Some more obvious errors. First, only 2-3 paleontologists think that Protoavis might be a bird, and the extremely poor state of preservation hardly supports any confident assertions. Second, the animal represented by the Protoavis fossils did not live at the same time as Archaeopteryx, but much earlier. Third, there is no such taxon as 'Confucianornis.' If you're referring to Confuciusornis, then you are making yet another error, since the earliest known members of this genus appear much, much later, approximately 20 million years later, than Archaeopteryx. Check out Swisher et al (1999)

Quote:
Here we present the first 40Ar/39Ar dates unambiguously associated with the main fossil horizons of the lower part of the Yixian Formation, and thus, for the first time, provide accurate age calibration of this important fauna.

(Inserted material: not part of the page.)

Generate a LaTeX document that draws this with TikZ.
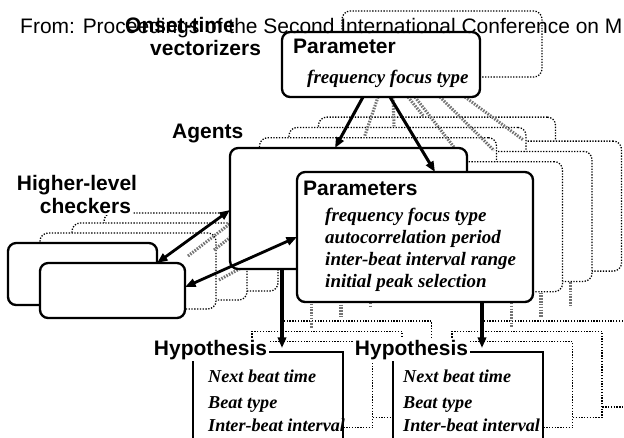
\documentclass[tikz,border=0pt]{standalone}
\usepackage{fontspec}
\setmainfont{Liberation Serif}
\newfontfamily\lsans{Liberation Sans}
\newfontfamily\lserif{Liberation Serif}
\usetikzlibrary{arrows.meta,fit}
\tikzset{
 solidbox/.style={draw, line width=2pt, rounded corners=7pt, fill=white, inner sep=0pt},
 ghostbox/.style={draw, line width=1.1pt, dash pattern=on 1.1pt off 1.3pt, rounded corners=7pt, fill=white, inner sep=0pt},
 hypbox/.style={draw, line width=1.3pt, fill=white, inner sep=0pt},
 ghosthyp/.style={draw, line width=1.1pt, dash pattern=on 1.1pt off 1.3pt, fill=white, inner sep=0pt},
 arr/.style={line width=2.6pt, -{Triangle[length=9pt,width=7pt]}},
 darr/.style={line width=2.4pt, {Triangle[length=9pt,width=7pt]}-{Triangle[length=9pt,width=7pt]}},
 harr/.style={line width=2.6pt, black!55, dash pattern=on 1.3pt off 1.1pt, -{Triangle[length=8pt,width=6pt]}},
 hline/.style={line width=2.6pt, black!55, dash pattern=on 1.3pt off 1.1pt},
 lbl/.style={font=\lsans\bfseries\fontsize{17.9}{20}\selectfont, inner sep=0pt, anchor=base west},
 wlbl/.style={lbl, fill=white, inner sep=1.5pt},
 ttl/.style={font=\lsans\fontsize{17.9}{20}\selectfont, inner sep=0pt, anchor=base west},
 itl/.style={font=\lserif\bfseries\itshape\fontsize{16.2}{19}\selectfont, inner sep=0pt, anchor=base west},
 hitl/.style={font=\lserif\bfseries\itshape\fontsize{15.5}{18}\selectfont, inner sep=0pt, anchor=base west},
}
\begin{document}
\begin{tikzpicture}[x=0.03cm, y=-0.03cm]
\useasboundingbox (0,0) rectangle (624,437);
\clip (0,0) rectangle (624,437);
\fill[white] (0,0) rectangle (624,437);

% ghost vectorizer
\node[ghostbox, fit={(342,11) (542,77)}] (gvec) {};

% ghost agents and hypotheses
\foreach \k in {3,2,1}{
  \pgfmathsetmacro{\dx}{29.5*\k}
  \pgfmathsetmacro{\dy}{-10.3*\k}
  \node[ghosthyp, fit={(193+\dx,352+\dy) (343+\dx,438+\dy)}] (ghA\k) {};
  \node[ghosthyp, fit={(393+\dx,352+\dy) (543+\dx,438+\dy)}] (ghB\k) {};
  \node[ghostbox, fit={(230+\dx,148+\dy) (467+\dx,269+\dy)}] (gag\k) {};
  \node[ghostbox, fit={(297+\dx,172+\dy) (533+\dx,302+\dy)}] (gpar\k) {};
  \coordinate (gd1s\k) at (282+\dx,269+\dy);
  \coordinate (gd1e\k) at (282+\dx,338+\dy);
  \coordinate (gd2s\k) at (482+\dx,302+\dy);
  \coordinate (gd2e\k) at (482+\dx,338+\dy);
  \draw[hline] (gd1s\k) -- (gd1e\k);
  \draw[hline] (gd2s\k) -- (gd2e\k);
}
% ghost arrows from the vectorizer
\foreach \k in {3,2,1}{
  \coordinate (gv1s\k) at (363+15*\k,97);
  \coordinate (gv1e\k) at (335+29.5*\k,147-10.3*\k);
  \coordinate (gv2s\k) at (390+25*\k,97);
  \coordinate (gv2e\k) at (435+29.5*\k,171-10.3*\k);
  \draw[hline] (gv1s\k) -- (gv1e\k);
}
\draw[harr] (gv2s1) -- (gv2e1);
\draw[hline] (gv2s2) -- (gv2e2);
\draw[hline] (gv2s3) -- (gv2e3);

% ghost checkers
\foreach \k in {3,2,1}{
  \node[ghostbox, fit={(8+32*\k,243-10*\k) (185+31*\k,318-9*\k)}] (gchk\k) {};
}
\coordinate (gc1s) at (188,256);
\coordinate (gc1e) at (240,216);
\coordinate (gc2s) at (214,250);
\coordinate (gc2e) at (250,222);
\coordinate (gc3s) at (219,280);
\coordinate (gc3e) at (300,236);
\draw[hline] (gc1s) -- (gc1e);
\draw[hline] (gc2s) -- (gc2e);
\draw[hline] (gc3s) -- (gc3e);

% front vectorizer
\node[solidbox, fit={(282,32) (480,97)}] (vec) {};
\node[lbl] (vect) at (293,53) {Parameter};
\node[itl] (vecf) at (307,83) {frequency focus type};

% front agent
\node[solidbox, fit={(230,148) (467,269)}] (agent) {};
\node[solidbox, fit={(297,172) (533,302)}] (par) {};
\node[lbl] (part) at (303,195) {Parameters};
\node[itl] (p1) at (325,221) {frequency focus type};
\node[itl] (p2) at (325,243) {autocorrelation period};
\node[itl] (p3) at (325,265) {inter-beat interval range};
\node[itl] (p4) at (325,287) {initial peak selection};

% checkers
\node[solidbox, fit={(8,243) (157,305)}] (chkA) {};
\node[solidbox, fit={(40,263) (185,318)}] (chkB) {};

% front arrows
\coordinate (v1s) at (363,97);
\coordinate (v1e) at (335,148);
\coordinate (v2s) at (390,97);
\coordinate (v2e) at (435,172);
\draw[arr] (v1s) -- (v1e);
\draw[arr] (v2s) -- (v2e);
\coordinate (c1s) at (157,263);
\coordinate (c1e) at (230,210);
\coordinate (c2s) at (185,287);
\coordinate (c2e) at (297,237);
\draw[darr] (c1s) -- (c1e);
\draw[darr] (c2s) -- (c2e);
\coordinate (d1s) at (282,269);
\coordinate (d1e) at (282,348);
\coordinate (d2s) at (482,302);
\coordinate (d2e) at (482,348);

% hypotheses
\node[hypbox, fit={(193,352) (343,440)}] (hypA) {};
\node[hypbox, fit={(393,352) (543,440)}] (hypB) {};
\draw[arr] (d1s) -- (d1e);
\draw[arr] (d2s) -- (d2e);
\node[wlbl] (hypAt) at (152,355) {Hypothesis};
\node[wlbl] (hypBt) at (353,355) {Hypothesis};
\node[hitl] (ha1) at (208,382) {Next beat time};
\node[hitl] (ha2) at (208,408) {Beat type};
\node[hitl] (ha3) at (208,431) {Inter-beat interval};
\node[hitl] (hb1) at (403,382) {Next beat time};
\node[hitl] (hb2) at (403,408) {Beat type};
\node[hitl] (hb3) at (403,431) {Inter-beat interval};

% labels
\node[lbl] (agentsl) at (172,138) {Agents};
\node[wlbl] (hl1) at (15,190) {Higher-level};
\node[wlbl] (hl2) at (38,213) {checkers};
\node[ttl] (title) at (20,33) {From: Proceedings of the Second International Conference on M};
\node[lbl] (on1) at (125,32) {Onset-time};
\node[lbl] (on2) at (150,55) {vectorizers};
\end{tikzpicture}
\end{document}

The results of this dating study indicate that the lower Yixian fossil horizons are not Jurassic but rather are at least 20 Myr younger, placing them within middle Early Cretaceous time
Swisher et al, Cretaceous age for the feathered dinosaurs of Liaoning, China. Nature 400, 58-61.

So, no, there is precisely zero evidence for modern birds coexisting with Archaeopteryx, and that holds true whether you're referring to any "modern" bird species, genus, family, or order. Its certainly not clear that Protoavis even belongs to the class Aves, but if it does it is certainly not placed in an existing genus, family, or order, nor is Confuciusornis, though it is a member of the class Aves.